# START OF Recorded data
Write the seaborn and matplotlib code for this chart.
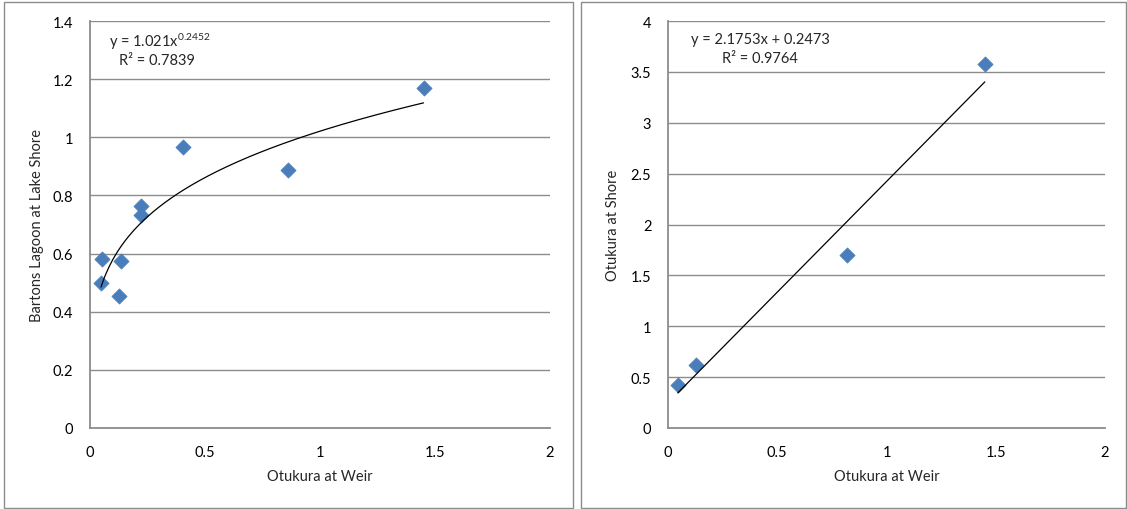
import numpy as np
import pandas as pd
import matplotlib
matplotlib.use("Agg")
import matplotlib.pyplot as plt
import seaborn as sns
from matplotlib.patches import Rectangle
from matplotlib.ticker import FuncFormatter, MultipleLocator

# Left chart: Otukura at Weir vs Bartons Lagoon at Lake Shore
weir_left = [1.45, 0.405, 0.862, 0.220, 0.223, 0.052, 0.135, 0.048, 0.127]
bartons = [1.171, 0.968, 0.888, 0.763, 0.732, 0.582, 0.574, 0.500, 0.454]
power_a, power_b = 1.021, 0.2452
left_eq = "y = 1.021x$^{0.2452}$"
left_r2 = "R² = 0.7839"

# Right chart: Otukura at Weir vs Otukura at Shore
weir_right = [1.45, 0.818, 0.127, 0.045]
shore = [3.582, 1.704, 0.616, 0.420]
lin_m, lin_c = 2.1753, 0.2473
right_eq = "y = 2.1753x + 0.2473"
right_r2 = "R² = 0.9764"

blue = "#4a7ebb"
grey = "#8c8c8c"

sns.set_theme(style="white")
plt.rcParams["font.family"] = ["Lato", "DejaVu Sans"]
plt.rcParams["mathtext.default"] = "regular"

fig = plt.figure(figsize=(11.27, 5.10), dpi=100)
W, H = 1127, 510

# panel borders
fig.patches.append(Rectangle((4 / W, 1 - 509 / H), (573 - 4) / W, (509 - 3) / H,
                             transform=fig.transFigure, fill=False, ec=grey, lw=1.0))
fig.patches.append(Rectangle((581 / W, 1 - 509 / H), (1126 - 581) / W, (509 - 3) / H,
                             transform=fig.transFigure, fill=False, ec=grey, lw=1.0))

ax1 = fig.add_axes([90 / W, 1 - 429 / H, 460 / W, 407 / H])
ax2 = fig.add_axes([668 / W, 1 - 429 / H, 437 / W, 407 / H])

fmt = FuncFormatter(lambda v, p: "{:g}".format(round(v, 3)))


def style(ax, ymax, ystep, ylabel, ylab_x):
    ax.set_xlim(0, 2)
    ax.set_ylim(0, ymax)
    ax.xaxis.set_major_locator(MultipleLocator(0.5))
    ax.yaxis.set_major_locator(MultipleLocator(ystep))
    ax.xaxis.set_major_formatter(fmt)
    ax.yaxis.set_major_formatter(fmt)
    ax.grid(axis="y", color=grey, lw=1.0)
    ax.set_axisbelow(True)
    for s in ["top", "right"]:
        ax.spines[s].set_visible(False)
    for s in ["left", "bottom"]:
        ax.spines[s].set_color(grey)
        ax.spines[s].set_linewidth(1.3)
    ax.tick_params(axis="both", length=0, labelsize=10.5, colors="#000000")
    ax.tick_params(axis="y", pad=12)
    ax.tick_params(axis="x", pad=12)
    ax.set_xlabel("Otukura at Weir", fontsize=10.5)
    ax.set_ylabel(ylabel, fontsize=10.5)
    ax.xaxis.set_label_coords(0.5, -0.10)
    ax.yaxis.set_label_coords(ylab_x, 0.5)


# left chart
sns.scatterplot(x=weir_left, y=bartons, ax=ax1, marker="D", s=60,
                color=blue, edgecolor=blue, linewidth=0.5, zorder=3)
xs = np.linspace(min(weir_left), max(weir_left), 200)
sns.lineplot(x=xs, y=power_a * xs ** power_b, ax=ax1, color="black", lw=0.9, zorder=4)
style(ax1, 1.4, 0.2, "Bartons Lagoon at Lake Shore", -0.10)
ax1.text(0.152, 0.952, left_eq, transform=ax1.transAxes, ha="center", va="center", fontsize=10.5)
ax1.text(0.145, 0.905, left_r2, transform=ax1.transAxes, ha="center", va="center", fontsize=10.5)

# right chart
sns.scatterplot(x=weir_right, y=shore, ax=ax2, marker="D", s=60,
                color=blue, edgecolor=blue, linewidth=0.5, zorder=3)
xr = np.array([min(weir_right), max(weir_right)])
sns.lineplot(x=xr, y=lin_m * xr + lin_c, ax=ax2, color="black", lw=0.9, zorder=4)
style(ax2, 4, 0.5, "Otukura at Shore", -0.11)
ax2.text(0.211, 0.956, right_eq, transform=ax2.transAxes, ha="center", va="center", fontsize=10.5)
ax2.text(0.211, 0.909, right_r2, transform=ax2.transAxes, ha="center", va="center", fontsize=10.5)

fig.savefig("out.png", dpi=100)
# END OF Recorded data
Your goal: Leave out the pictures and transcribe everything else exactly.

Exercise result:
Write the seaborn and matplotlib code for this chart.
import numpy as np
import pandas as pd
import matplotlib
matplotlib.use("Agg")
import matplotlib.pyplot as plt
import seaborn as sns
from matplotlib.patches import Rectangle
from matplotlib.ticker import FuncFormatter, MultipleLocator

# Left chart: Otukura at Weir vs Bartons Lagoon at Lake Shore
weir_left = [1.45, 0.405, 0.862, 0.220, 0.223, 0.052, 0.135, 0.048, 0.127]
bartons = [1.171, 0.968, 0.888, 0.763, 0.732, 0.582, 0.574, 0.500, 0.454]
power_a, power_b = 1.021, 0.2452
left_eq = "y = 1.021x$^{0.2452}$"
left_r2 = "R² = 0.7839"

# Right chart: Otukura at Weir vs Otukura at Shore
weir_right = [1.45, 0.818, 0.127, 0.045]
shore = [3.582, 1.704, 0.616, 0.420]
lin_m, lin_c = 2.1753, 0.2473
right_eq = "y = 2.1753x + 0.2473"
right_r2 = "R² = 0.9764"

blue = "#4a7ebb"
grey = "#8c8c8c"

sns.set_theme(style="white")
plt.rcParams["font.family"] = ["Lato", "DejaVu Sans"]
plt.rcParams["mathtext.default"] = "regular"

fig = plt.figure(figsize=(11.27, 5.10), dpi=100)
W, H = 1127, 510

# panel borders
fig.patches.append(Rectangle((4 / W, 1 - 509 / H), (573 - 4) / W, (509 - 3) / H,
                             transform=fig.transFigure, fill=False, ec=grey, lw=1.0))
fig.patches.append(Rectangle((581 / W, 1 - 509 / H), (1126 - 581) / W, (509 - 3) / H,
                             transform=fig.transFigure, fill=False, ec=grey, lw=1.0))

ax1 = fig.add_axes([90 / W, 1 - 429 / H, 460 / W, 407 / H])
ax2 = fig.add_axes([668 / W, 1 - 429 / H, 437 / W, 407 / H])

fmt = FuncFormatter(lambda v, p: "{:g}".format(round(v, 3)))


def style(ax, ymax, ystep, ylabel, ylab_x):
    ax.set_xlim(0, 2)
    ax.set_ylim(0, ymax)
    ax.xaxis.set_major_locator(MultipleLocator(0.5))
    ax.yaxis.set_major_locator(MultipleLocator(ystep))
    ax.xaxis.set_major_formatter(fmt)
    ax.yaxis.set_major_formatter(fmt)
    ax.grid(axis="y", color=grey, lw=1.0)
    ax.set_axisbelow(True)
    for s in ["top", "right"]:
        ax.spines[s].set_visible(False)
    for s in ["left", "bottom"]:
        ax.spines[s].set_color(grey)
        ax.spines[s].set_linewidth(1.3)
    ax.tick_params(axis="both", length=0, labelsize=10.5, colors="#000000")
    ax.tick_params(axis="y", pad=12)
    ax.tick_params(axis="x", pad=12)
    ax.set_xlabel("Otukura at Weir", fontsize=10.5)
    ax.set_ylabel(ylabel, fontsize=10.5)
    ax.xaxis.set_label_coords(0.5, -0.10)
    ax.yaxis.set_label_coords(ylab_x, 0.5)


# left chart
sns.scatterplot(x=weir_left, y=bartons, ax=ax1, marker="D", s=60,
                color=blue, edgecolor=blue, linewidth=0.5, zorder=3)
xs = np.linspace(min(weir_left), max(weir_left), 200)
sns.lineplot(x=xs, y=power_a * xs ** power_b, ax=ax1, color="black", lw=0.9, zorder=4)
style(ax1, 1.4, 0.2, "Bartons Lagoon at Lake Shore", -0.10)
ax1.text(0.152, 0.952, left_eq, transform=ax1.transAxes, ha="center", va="center", fontsize=10.5)
ax1.text(0.145, 0.905, left_r2, transform=ax1.transAxes, ha="center", va="center", fontsize=10.5)

# right chart
sns.scatterplot(x=weir_right, y=shore, ax=ax2, marker="D", s=60,
                color=blue, edgecolor=blue, linewidth=0.5, zorder=3)
xr = np.array([min(weir_right), max(weir_right)])
sns.lineplot(x=xr, y=lin_m * xr + lin_c, ax=ax2, color="black", lw=0.9, zorder=4)
style(ax2, 4, 0.5, "Otukura at Shore", -0.11)
ax2.text(0.211, 0.956, right_eq, transform=ax2.transAxes, ha="center", va="center", fontsize=10.5)
ax2.text(0.211, 0.909, right_r2, transform=ax2.transAxes, ha="center", va="center", fontsize=10.5)

fig.savefig("out.png", dpi=100)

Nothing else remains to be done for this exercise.